Saturday, February 06, 2010

Death of an Irishwoman

Karlsruhe Baden-Wurttemberg exists only in the thoughts of imbeciles. Giurgiu Mares foal in the Spring, not a moment before. ‘So far did his unparalleled madness go…’ (Miguel de Cervantes, Don Quixote) he lived neither here nor there, but somewhere coddled in between. Oh Knight of the Rueful Countenance show thy face, I beg of thee please do. Strange thoughts went through his head. Bizarre peculiar thoughts. Some less than others but thought just the same. Halfwit thoughts. Imbecilic strange peculiar thoughts. A fondness, he had for onion sandwiches and Mendelssohn.

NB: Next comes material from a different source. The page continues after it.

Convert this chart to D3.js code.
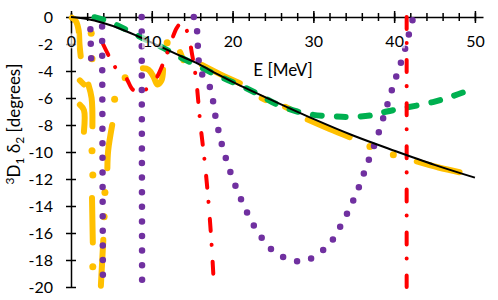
<!DOCTYPE html>
<html>
<head>
<meta charset="utf-8">
<script src="https://cdn.jsdelivr.net/npm/d3@7"></script>
<style>
  body { margin: 0; background: #fff; }
  svg { font-family: Lato, "Open Sans", sans-serif; }
</style>
</head>
<body>
<svg id="chart" width="498" height="300"></svg>
<script>
// tick values
const xMajor = [0, 10, 20, 30, 40, 50];
const xMinor = d3.range(0, 51, 2);
const yMajor = d3.range(-20, 1, 2);

// black solid curve
const blackPts = [[0, 0], [2, -0.15], [4, -0.45], [6, -0.85], [8, -1.35], [10, -1.9], [12, -2.45],
  [14, -3.0], [16, -3.55], [18, -4.2], [20, -4.8], [25, -6.2], [30, -7.55], [35, -8.8],
  [40, -9.9], [45, -10.95], [50, -11.9]];

// green dashed curve
const greenPts = [[2.9, -0.02], [4.5, -0.3], [6.7, -0.9], [9.5, -1.75], [11.3, -2.25],
  [12.9, -2.8], [16, -3.7], [18, -4.3], [20.7, -5.0], [22.8, -5.6], [25.6, -6.5], [28, -7.0],
  [30, -7.25], [32.4, -7.35], [34.5, -7.4], [37.6, -7.25], [39.1, -7.0], [41.6, -6.7],
  [44.8, -6.3], [47.3, -5.85], [50.2, -5.2]];

// yellow pieces (broken line) and isolated points
const yellowSegs = [
  [[0.1, -0.05], [0.6, -0.3], [0.95, -1.0], [1.05, -2.0], [1.2, -2.9]],
  [[1.1, -4.7], [1.6, -5.0]],
  [[1.1, -6.5], [1.6, -6.9], [1.6, -8.5]],
  [[2.15, -5.0], [2.55, -6.0], [2.65, -8.1]],
  [[5.1, -8.0], [4.6, -9.9], [4.5, -11.2]],
  [[2.6, -13.4], [2.7, -16.7]],
  [[4.0, -16.5], [3.7, -19.9]],
  [[8.9, -3.8], [9.6, -3.9], [10.2, -4.4], [10.7, -5.0], [11.2, -4.7], [11.4, -3.9]],
  [[13.5, -2.6], [13.9, -3.2]],
  [[16.2, -3.55], [18.5, -4.25], [20.9, -4.9]],
  [[23.6, -6.0], [24.1, -6.15]],
  [[26.5, -6.65], [27.0, -6.8]],
  [[29.3, -7.6], [32, -8.3], [34.5, -8.9]],
  [[42.8, -10.7], [45.5, -11.15], [48.1, -11.5]]
];
const yellowDots = [[2.5, -1.2], [2.6, -3.1], [6.7, -4.5], [5.4, -6.1], [2.6, -9.9], [2.7, -11.7],
  [4.2, -13.0], [4.1, -14.8], [2.7, -18.5], [11.9, -1.9], [37.0, -9.6], [39.9, -10.2]];

// purple dotted pieces
const purpleSegs = [
  [[2.4, -0.9], [2.5, -3.2]],
  [[3.85, -0.7], [3.95, -19.7]],
  [[8.75, 0], [8.8, -19.7]],
  [[15.2, 0], [15.6, -1.0], [15.8, -3.2], [16.2, -4.2], [17.2, -5.2], [17.9, -7.4], [18.7, -9.5],
   [19.8, -11.6], [21.2, -13.7], [22.9, -15.7], [25.2, -17.4], [28.6, -18.1], [31.7, -17.0],
   [33.7, -15.1], [35.3, -13.1], [36.6, -11.0], [37.9, -8.9], [39.0, -6.8], [40.1, -4.7],
   [41.2, -2.7], [42.2, -0.4], [42.4, 0]]
];

// red dash-dot pieces
const redSegs = [
  [[3.96, -2.0], [4.7, -2.9], [5.45, -3.7], [6.8, -4.5], [7.7, -5.4], [8.8, -5.5], [9.8, -5.1],
   [10.6, -4.5], [11.3, -3.6], [12.25, -2.1], [13.1, -0.8], [13.7, -0.45], [14.4, -1.1],
   [15.0, -2.8], [15.5, -4.7], [16.0, -7.85], [16.6, -11.0], [17.1, -14.3], [17.45, -17.3],
   [17.7, -20]],
  [[41.55, 0], [41.55, -20]]
];

const svg = d3.select("#chart");
const x = d3.scaleLinear().domain([0, 51]).range([71, 483]);
const y = d3.scaleLinear().domain([-20, 0]).range([287, 17]);

const line = d3.line().x(d => x(d[0])).y(d => y(d[1])).curve(d3.curveCatmullRom);

// axes (lines only, under the data)
const gx = svg.append("g").attr("transform", "translate(0," + y(0) + ")");
gx.call(d3.axisBottom(x).tickValues(xMinor).tickSize(4).tickSizeOuter(0).tickFormat(""));
gx.selectAll(".tick line").attr("y1", -4);
const gxMaj = svg.append("g").attr("transform", "translate(0," + y(0) + ")");
gxMaj.call(d3.axisBottom(x).tickValues(xMajor).tickSize(6).tickSizeOuter(0).tickFormat(""));
gxMaj.select(".domain").remove();
gxMaj.selectAll(".tick line").attr("y1", -6);

const gy = svg.append("g").attr("transform", "translate(" + x(0) + ",0)");
gy.call(d3.axisLeft(y).tickValues(yMajor).tickSize(5).tickSizeOuter(0).tickPadding(13)
  .tickFormat(d => String(d)));
gy.selectAll(".tick line").attr("x1", 5);
gy.selectAll(".tick text").attr("font-size", 16).attr("font-family", "Lato");

svg.selectAll(".domain").attr("stroke", "#000").attr("stroke-width", 1.5);
svg.selectAll(".tick line").attr("stroke", "#000").attr("stroke-width", 1.5);

// series
const gYel = svg.append("g");
gYel.selectAll("path").data(yellowSegs).enter().append("path")
  .attr("d", line)
  .attr("fill", "none")
  .attr("stroke", "#FFC000")
  .attr("stroke-width", 6)
  .attr("stroke-linecap", "round")
  .attr("stroke-linejoin", "round");
gYel.selectAll("circle").data(yellowDots).enter().append("circle")
  .attr("cx", d => x(d[0]))
  .attr("cy", d => y(d[1]))
  .attr("r", 3.5)
  .attr("fill", "#FFC000");

svg.append("path")
  .attr("d", line(greenPts))
  .attr("fill", "none")
  .attr("stroke", "#00B050")
  .attr("stroke-width", 6)
  .attr("stroke-linecap", "round")
  .attr("stroke-dasharray", "9,15");

svg.append("g").selectAll("path").data(redSegs).enter().append("path")
  .attr("d", line)
  .attr("fill", "none")
  .attr("stroke", "#FF0000")
  .attr("stroke-width", 4)
  .attr("stroke-linecap", "round")
  .attr("stroke-dasharray", "12,14,0.1,17");

svg.append("g").selectAll("path").data(purpleSegs).enter().append("path")
  .attr("d", line)
  .attr("fill", "none")
  .attr("stroke", "#7030A0")
  .attr("stroke-width", 6.5)
  .attr("stroke-linecap", "round")
  .attr("stroke-dasharray", "0,14.6");

svg.append("path")
  .attr("d", line(blackPts))
  .attr("fill", "none")
  .attr("stroke", "#000")
  .attr("stroke-width", 2);

// x labels on top, with a light backing
const gxLab = svg.append("g").attr("transform", "translate(0," + y(0) + ")");
gxLab.call(d3.axisBottom(x).tickValues(xMajor).tickSize(0).tickPadding(19).tickFormat(d => String(d)));
gxLab.select(".domain").remove();
gxLab.selectAll(".tick text").attr("font-size", 16).attr("font-family", "Lato").attr("fill", "#000");
gxLab.selectAll(".tick").each(function () {
  const t = d3.select(this).select("text");
  const b = t.node().getBBox();
  d3.select(this).insert("rect", "text")
    .attr("x", b.x - 1).attr("y", b.y + 2)
    .attr("width", b.width + 2).attr("height", b.height - 4)
    .attr("fill", "#fff").attr("fill-opacity", 0.65);
});

// titles
svg.append("text")
  .attr("x", 283).attr("y", 76)
  .attr("text-anchor", "middle")
  .attr("font-size", 17)
  .text("E [MeV]");

const yt = svg.append("text")
  .attr("transform", "translate(20,124) rotate(-90)")
  .attr("text-anchor", "middle")
  .attr("font-size", 17);
yt.append("tspan").attr("font-size", 12).attr("dy", -6).text("3");
yt.append("tspan").attr("dy", 6).text("D");
yt.append("tspan").attr("font-size", 12).attr("dy", 4).text("1");
yt.append("tspan").attr("dy", -4).text(" δ");
yt.append("tspan").attr("font-size", 12).attr("dy", 4).text("2");
yt.append("tspan").attr("dy", -4).text(" [degrees]");
</script>
</body>
</html>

Its never too late to learn a new trick. His da came down with Allihies Typhus, the chemist's assistant dispensing Hoar’s Palliative. On the wall above the dispensing counter was a poem,

Ignorant, in the sense
she ate monotonous food
and thought the world was flat,
and pagan, in the sense
she knew the things that moved
all night were neither dogs or cats
but hobgoblin and darkfaced men
she nevertheless had fierce pride.
But sentenced in the end
to eat thin diminishing porridge
in a stone-cold kitchen
she clenched her brittle hands
around a world
she could not understand.
I loved her from the day she died.

She was a summer dance at the crossroads.
She was a cardgame where a nose was broken.
She was a song that nobody sings.
She was a house ransacked by soldiers.
She was a language seldom spoken.
She was a child's purse, full of useless things.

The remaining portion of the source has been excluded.